Freemasonry’s interest in astrology had good strong roots in the Royal Society. When Newton was challenged on the subject, he said, ‘Sir, I have studied the subject. You have not.’ Elias Ashmole had cast a horoscope for the founding of the Royal Exchange in London, soon to become the centre of world finance, as well as for St Paul’s Cathedral. When George Washington had a horoscope cast for the founding of the Capitol building he was acting in accordance with a solemn Freemasonic tradition which charted the history of humankind according to the movements of the stars and planets.

For esoteric Freemasons like Wren and Washington, the act of consecrating a cornerstone at an astrologically propitious moment meant inviting the hierarchies of heavenly beings to participate in the ceremony.

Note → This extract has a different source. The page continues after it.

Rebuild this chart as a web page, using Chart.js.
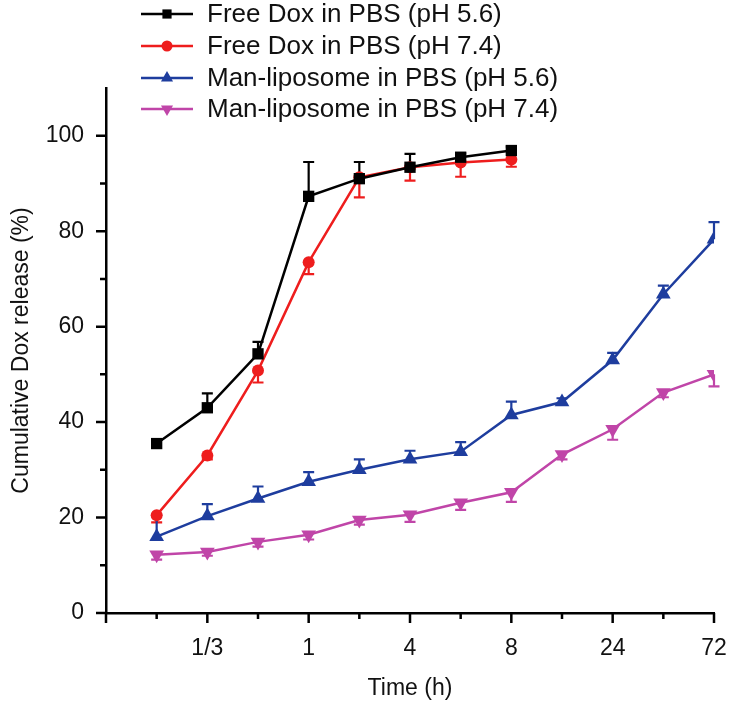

It is significant that at the very moment George Washington laid the foundation stone of the Capitol building, Jupiter was rising in the East. The phrase ‘Annuit Coeptis’ which hovers above the pyramid on the dollar bill is adapted from a line in Virgil’s Aeneid — ‘Jupiter, favour us in our undertaking.’

The phrase ‘Novus Ordo Seclorum’, also to be found on the dollar bill and which worries conspiracy theorists so much, is also adapted from Virgil. In the Eclogues he looks forward to a new age, when the people will be reunited with the gods so there will be no need for religion. The dollar bill, therefore, looks forward to the end of the Catholic Church’s world domination and the beginning of a new spiritual era. Replete with esoteric symbolism, it was designed under the aegis of President Roosevelt, a 33rd degree Freemason, who was advised on occult symbolism by his Vice President, Henry Wallace, a fellow Freemason and disciple of the theosophist and artist Nicholas Roerich.